Thursday, January 30, 2014

Writing It Down... on Paper

Here’s some good advice for the students among you. If you want to improve your academic performance, you do better to take handwritten notes than to take notes on your computer.

Moreover, you will learn more if you add an occasional thought of your own than you will if you merely transcribe the reading verbatim.

By writing it out with pen and ink you will retain more of what you learned. It’s not just that you will better remember the facts. Writing it out will help your conceptual learning, too.

Wray Herbert reports on the most recent studies:

Those who took notes in longhand, and were able to study, did significantly better than any of the other students in the experiment -- better even than the fleet typists who had basically transcribed the lectures. That is, they took fewer notes overall with less verbatim recording, but they nevertheless did better on both factual learning and higher-order conceptual learning. Taken together, these results suggest that longhand notes not only lead to higher quality learning in the first place; they are also a superior strategy for storing new learning for later study. Or, quite possibly, these two effects interact for greater academic performance overall.

Of course, studying and writing reports does not stop when you graduate. Surely, the same rule applies when you are doing research for a presentation.

Many first-rate writers insist that they do better when they write out early drafts in longhand, only later to retype them into a computer.



3 comments:

Lindsay Harold said...

I always took handwritten notes when I was in college and it served me well. Even when the "notes" were available to download later, I always took my own notes during class. Too many of my fellow students thought they would just get the notes later and then did poorly on the exams.

When I started teaching college classes, I did it the old-fashioned way by writing on the board and not making my notes available outside of class. This forced students to come and take notes during class and they did far better that way (even though they complained about all the writing in class).

Unfortunately, when I changed schools, the new classrooms were very poorly designed - i.e. it were almost impossible to write anything on the tiny chalkboards they had, and all that was really available for use was a huge projection screen which was placed directly front and center of the chalkboard. I was pretty much forced to convert my lectures to powerpoint. And the students did not learn as much. It was obvious. Grades were poorer, classroom engagement was down, and students paid less attention overall. Furthermore, I noticed that students tended to try to memorize the words on the screen rather than understand the ideas and this gave them a much shallower understanding of the material.
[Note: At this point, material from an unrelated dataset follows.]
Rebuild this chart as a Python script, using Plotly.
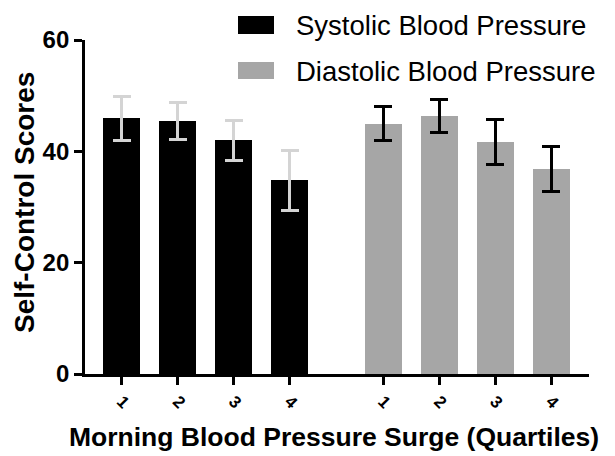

Technology is useful in some ways, but sometimes the old methods work better. Too often technology is used to substitute for hard work. In the realm of academics, this does not produce good results.

Unknown said...

Not only did I handwrite my notes, I rewrote them in a notebook later, and in outline form. I studied the outline for all test.

JKB said...

Apparently students are going the other direction. You Suck, Sir is a website where a Canadian high school teacher posts anecdotes. Not long ago, he posted about confronting a Jr. girl who was not taking notes like everyone else. She showed that she had take pics of the board with her phone.


I wish I'd been better at taking notes those many years ago, but, it is a skill that require real instruction which seems to have fallen by the wayside. A couple years ago, I came across 'Freshman Rhetoric' by Slater (1919). It basically was a text book to teach incoming college students school skills. In addition to composition, the book has several good chapters on taking notes, from books, lectures and talks. Also, how to organize the ideas, which requires thought about the ideas.

This fits in with another text I found, 'How to Study and Teaching How to Study' by McMurry (1909). McMurry lays out 8 factors of studying:

The factors of studying:
1. Provision for Specific Purposes
2. The Supplementing of Thought
3. The Organization of Ideas
4. Judging the Soundness and General Worth of Statements
5. Memorizing
6. The Using of Ideas
7. Provision for a Tentative rather than a Fixed Attitude toward Knowledge
8. Provision for Individuality

Factor 3 requires good notes and factor 4 requires giving real thought to those notes.

(both texts are available scanned online)

Oddly, although these texts are over 100 years old, I googled up "How to Study" and "how to take notes". Many schools have advice but it generally leaves the student staring at a book with no instruction on how to process it other than read, reread, reread. Same with notes, some examples but not good instruction on how to extract good notes from a talk or book.